═══ Input rows
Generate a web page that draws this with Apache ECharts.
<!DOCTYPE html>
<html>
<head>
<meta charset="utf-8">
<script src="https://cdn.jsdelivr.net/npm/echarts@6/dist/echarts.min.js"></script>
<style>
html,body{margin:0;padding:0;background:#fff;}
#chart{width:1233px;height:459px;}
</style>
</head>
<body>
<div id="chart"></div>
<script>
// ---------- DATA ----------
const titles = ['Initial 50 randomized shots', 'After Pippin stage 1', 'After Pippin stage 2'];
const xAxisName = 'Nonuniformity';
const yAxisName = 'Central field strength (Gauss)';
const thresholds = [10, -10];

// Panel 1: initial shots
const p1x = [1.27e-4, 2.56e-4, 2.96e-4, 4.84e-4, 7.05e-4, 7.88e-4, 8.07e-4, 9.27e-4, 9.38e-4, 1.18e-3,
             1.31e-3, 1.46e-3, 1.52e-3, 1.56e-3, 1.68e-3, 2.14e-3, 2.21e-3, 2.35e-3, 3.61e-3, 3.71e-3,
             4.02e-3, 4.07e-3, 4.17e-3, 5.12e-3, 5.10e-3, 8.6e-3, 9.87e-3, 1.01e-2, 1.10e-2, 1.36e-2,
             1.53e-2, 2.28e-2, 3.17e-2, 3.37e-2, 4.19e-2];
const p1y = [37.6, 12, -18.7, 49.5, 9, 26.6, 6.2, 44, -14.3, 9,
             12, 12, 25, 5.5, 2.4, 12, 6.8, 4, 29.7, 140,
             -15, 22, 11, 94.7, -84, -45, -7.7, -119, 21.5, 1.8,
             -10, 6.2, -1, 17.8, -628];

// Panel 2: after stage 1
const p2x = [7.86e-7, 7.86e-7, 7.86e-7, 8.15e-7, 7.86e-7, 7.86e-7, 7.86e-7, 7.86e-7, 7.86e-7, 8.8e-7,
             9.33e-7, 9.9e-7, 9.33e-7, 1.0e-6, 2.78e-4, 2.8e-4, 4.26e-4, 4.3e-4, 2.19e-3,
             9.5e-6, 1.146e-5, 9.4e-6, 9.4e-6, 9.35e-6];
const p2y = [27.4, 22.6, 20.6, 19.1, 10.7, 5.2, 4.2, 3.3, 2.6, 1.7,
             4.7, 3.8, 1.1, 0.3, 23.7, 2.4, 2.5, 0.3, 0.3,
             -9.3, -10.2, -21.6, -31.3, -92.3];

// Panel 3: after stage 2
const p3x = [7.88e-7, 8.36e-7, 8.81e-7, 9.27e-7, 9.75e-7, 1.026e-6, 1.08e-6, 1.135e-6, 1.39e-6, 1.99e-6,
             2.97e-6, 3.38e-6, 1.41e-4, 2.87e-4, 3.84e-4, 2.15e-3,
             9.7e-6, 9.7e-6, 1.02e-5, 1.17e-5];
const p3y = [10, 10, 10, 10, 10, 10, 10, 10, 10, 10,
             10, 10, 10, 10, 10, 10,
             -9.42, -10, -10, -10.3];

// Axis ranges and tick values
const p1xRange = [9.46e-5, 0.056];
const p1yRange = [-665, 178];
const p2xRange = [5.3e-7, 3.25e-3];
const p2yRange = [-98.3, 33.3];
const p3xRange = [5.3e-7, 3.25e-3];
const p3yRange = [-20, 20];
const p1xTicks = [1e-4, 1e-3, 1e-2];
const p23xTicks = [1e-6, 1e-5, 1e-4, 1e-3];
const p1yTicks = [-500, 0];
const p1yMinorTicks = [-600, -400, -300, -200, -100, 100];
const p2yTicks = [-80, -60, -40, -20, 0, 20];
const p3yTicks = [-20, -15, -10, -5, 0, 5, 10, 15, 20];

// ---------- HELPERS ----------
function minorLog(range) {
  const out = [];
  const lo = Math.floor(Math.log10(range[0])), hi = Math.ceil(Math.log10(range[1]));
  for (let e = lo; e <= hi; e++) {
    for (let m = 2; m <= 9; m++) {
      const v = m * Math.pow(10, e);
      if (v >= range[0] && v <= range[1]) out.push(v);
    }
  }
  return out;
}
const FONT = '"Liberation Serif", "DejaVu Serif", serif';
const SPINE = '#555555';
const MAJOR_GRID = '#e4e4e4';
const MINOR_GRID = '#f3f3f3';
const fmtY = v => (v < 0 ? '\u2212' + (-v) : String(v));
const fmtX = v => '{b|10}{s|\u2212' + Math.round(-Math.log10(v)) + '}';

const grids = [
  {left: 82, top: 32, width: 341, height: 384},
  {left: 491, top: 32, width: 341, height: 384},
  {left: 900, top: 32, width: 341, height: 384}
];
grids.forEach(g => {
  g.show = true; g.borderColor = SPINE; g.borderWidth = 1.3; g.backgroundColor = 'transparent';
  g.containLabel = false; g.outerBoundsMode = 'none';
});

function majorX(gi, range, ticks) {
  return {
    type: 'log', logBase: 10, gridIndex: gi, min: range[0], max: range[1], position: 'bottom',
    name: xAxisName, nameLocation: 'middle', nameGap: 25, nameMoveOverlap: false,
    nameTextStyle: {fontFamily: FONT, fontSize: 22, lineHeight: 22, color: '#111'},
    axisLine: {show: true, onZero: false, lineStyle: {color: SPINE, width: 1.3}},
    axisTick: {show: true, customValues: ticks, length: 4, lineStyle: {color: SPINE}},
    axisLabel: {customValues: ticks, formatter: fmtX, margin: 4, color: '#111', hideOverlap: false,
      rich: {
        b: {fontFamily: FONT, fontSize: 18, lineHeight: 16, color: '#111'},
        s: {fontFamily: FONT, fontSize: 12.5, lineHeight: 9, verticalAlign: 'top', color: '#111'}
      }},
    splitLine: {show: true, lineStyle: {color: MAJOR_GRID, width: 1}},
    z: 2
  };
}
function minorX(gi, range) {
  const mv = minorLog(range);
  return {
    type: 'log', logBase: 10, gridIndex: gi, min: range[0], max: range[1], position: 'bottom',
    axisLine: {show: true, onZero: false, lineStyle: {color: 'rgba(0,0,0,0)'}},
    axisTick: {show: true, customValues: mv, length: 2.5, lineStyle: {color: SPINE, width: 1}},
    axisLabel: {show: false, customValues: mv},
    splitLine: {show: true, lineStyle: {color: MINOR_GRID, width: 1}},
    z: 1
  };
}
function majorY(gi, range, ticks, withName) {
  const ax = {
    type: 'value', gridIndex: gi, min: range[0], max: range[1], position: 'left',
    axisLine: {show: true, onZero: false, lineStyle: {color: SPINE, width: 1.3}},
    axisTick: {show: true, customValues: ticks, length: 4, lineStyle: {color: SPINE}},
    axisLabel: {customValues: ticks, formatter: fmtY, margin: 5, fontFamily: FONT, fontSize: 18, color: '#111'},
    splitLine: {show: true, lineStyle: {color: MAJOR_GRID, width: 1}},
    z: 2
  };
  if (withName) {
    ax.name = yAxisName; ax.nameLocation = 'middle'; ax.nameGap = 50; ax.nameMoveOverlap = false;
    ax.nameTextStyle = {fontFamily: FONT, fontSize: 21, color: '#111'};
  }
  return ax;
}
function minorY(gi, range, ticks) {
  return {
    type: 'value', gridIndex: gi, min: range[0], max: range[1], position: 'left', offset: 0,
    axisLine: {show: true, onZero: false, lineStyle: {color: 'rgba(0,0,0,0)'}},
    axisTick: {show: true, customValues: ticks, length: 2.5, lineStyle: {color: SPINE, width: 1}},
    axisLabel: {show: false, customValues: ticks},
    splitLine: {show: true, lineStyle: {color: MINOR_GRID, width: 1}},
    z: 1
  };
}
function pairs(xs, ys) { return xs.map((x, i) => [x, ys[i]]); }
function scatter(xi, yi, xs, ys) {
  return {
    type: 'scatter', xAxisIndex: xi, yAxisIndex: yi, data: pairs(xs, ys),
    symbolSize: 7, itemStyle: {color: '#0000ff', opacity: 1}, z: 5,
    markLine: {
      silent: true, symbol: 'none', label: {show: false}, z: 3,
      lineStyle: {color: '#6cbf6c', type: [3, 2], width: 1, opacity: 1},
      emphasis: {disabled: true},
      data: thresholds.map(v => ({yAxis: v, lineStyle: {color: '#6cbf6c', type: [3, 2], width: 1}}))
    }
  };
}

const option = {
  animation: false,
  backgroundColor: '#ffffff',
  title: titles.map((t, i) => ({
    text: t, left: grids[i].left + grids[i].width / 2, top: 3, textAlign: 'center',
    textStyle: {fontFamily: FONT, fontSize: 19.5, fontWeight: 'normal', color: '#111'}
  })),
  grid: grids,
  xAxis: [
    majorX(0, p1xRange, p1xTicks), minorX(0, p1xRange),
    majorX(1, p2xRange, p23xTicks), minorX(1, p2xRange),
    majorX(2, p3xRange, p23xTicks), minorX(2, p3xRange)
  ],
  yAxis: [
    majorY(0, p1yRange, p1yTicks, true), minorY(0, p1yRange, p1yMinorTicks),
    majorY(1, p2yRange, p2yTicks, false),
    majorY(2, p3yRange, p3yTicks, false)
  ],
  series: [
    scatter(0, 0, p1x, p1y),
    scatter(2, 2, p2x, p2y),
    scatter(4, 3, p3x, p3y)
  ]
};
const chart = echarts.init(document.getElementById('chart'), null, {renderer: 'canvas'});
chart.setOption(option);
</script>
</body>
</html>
══════
═══ Input rows
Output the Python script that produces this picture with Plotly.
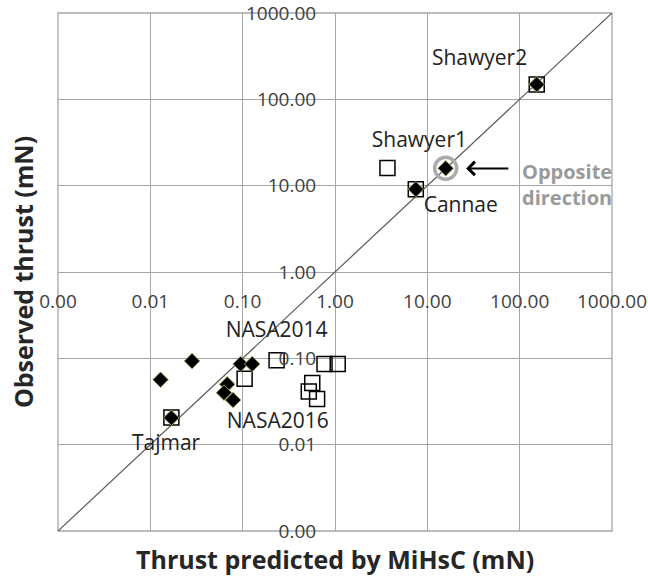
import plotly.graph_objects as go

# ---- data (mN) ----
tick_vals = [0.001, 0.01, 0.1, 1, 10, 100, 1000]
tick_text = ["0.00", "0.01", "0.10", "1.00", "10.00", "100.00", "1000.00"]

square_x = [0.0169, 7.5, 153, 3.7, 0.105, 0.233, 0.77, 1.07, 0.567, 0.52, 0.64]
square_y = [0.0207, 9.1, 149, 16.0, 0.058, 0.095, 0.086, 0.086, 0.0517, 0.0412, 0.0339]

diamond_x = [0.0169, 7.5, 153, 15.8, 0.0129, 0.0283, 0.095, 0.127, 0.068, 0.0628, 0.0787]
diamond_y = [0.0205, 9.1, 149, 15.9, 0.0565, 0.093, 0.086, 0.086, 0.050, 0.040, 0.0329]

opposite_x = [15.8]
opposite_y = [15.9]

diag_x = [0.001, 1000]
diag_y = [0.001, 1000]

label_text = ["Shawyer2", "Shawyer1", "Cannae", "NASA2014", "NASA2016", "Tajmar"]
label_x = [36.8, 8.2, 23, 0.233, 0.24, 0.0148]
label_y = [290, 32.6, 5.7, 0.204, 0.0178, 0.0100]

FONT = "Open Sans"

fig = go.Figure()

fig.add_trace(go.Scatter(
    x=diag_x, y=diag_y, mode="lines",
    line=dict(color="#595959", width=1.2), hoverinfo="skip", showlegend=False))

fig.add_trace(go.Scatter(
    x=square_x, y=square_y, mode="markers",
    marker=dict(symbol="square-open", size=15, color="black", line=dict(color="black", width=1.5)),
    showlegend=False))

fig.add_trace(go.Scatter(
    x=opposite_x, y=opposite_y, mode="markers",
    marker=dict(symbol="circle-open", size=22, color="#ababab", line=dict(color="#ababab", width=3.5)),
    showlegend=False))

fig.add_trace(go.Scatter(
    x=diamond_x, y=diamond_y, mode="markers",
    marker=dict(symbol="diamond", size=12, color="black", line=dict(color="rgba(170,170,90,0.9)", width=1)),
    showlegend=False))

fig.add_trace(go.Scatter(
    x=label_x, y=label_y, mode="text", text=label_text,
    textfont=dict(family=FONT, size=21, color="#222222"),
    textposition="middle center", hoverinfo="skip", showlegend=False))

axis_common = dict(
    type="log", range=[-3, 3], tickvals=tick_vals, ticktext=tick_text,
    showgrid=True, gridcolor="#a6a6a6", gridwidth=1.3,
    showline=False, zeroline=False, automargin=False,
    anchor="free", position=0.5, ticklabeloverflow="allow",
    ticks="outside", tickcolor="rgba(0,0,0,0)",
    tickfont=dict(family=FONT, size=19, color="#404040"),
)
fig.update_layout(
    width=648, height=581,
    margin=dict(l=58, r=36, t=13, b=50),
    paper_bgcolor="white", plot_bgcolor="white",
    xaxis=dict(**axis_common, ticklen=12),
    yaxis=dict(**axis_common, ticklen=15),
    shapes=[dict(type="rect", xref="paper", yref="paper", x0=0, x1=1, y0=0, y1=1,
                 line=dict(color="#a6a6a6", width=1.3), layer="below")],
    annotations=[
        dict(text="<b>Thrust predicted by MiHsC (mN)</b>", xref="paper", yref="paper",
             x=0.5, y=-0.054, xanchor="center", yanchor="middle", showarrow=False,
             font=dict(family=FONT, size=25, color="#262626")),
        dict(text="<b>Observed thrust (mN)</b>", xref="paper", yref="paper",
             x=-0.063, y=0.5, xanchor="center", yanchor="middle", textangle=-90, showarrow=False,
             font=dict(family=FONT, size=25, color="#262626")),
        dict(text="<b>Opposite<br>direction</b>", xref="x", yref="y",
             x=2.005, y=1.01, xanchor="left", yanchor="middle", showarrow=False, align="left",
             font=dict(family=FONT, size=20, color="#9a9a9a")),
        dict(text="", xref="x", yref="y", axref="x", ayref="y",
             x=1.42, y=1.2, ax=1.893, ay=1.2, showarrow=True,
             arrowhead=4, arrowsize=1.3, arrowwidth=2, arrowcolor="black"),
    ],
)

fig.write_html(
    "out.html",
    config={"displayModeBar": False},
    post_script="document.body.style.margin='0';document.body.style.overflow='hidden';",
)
══════
* [Aim]
Write out, from the lines above, only those from the line with "Generate a web" to the line with "const thresholds = [10, -10];", exactly as given, including the first and the last.

* [Full answer]
Generate a web page that draws this with Apache ECharts.
<!DOCTYPE html>
<html>
<head>
<meta charset="utf-8">
<script src="https://cdn.jsdelivr.net/npm/echarts@6/dist/echarts.min.js"></script>
<style>
html,body{margin:0;padding:0;background:#fff;}
#chart{width:1233px;height:459px;}
</style>
</head>
<body>
<div id="chart"></div>
<script>
// ---------- DATA ----------
const titles = ['Initial 50 randomized shots', 'After Pippin stage 1', 'After Pippin stage 2'];
const xAxisName = 'Nonuniformity';
const yAxisName = 'Central field strength (Gauss)';
const thresholds = [10, -10];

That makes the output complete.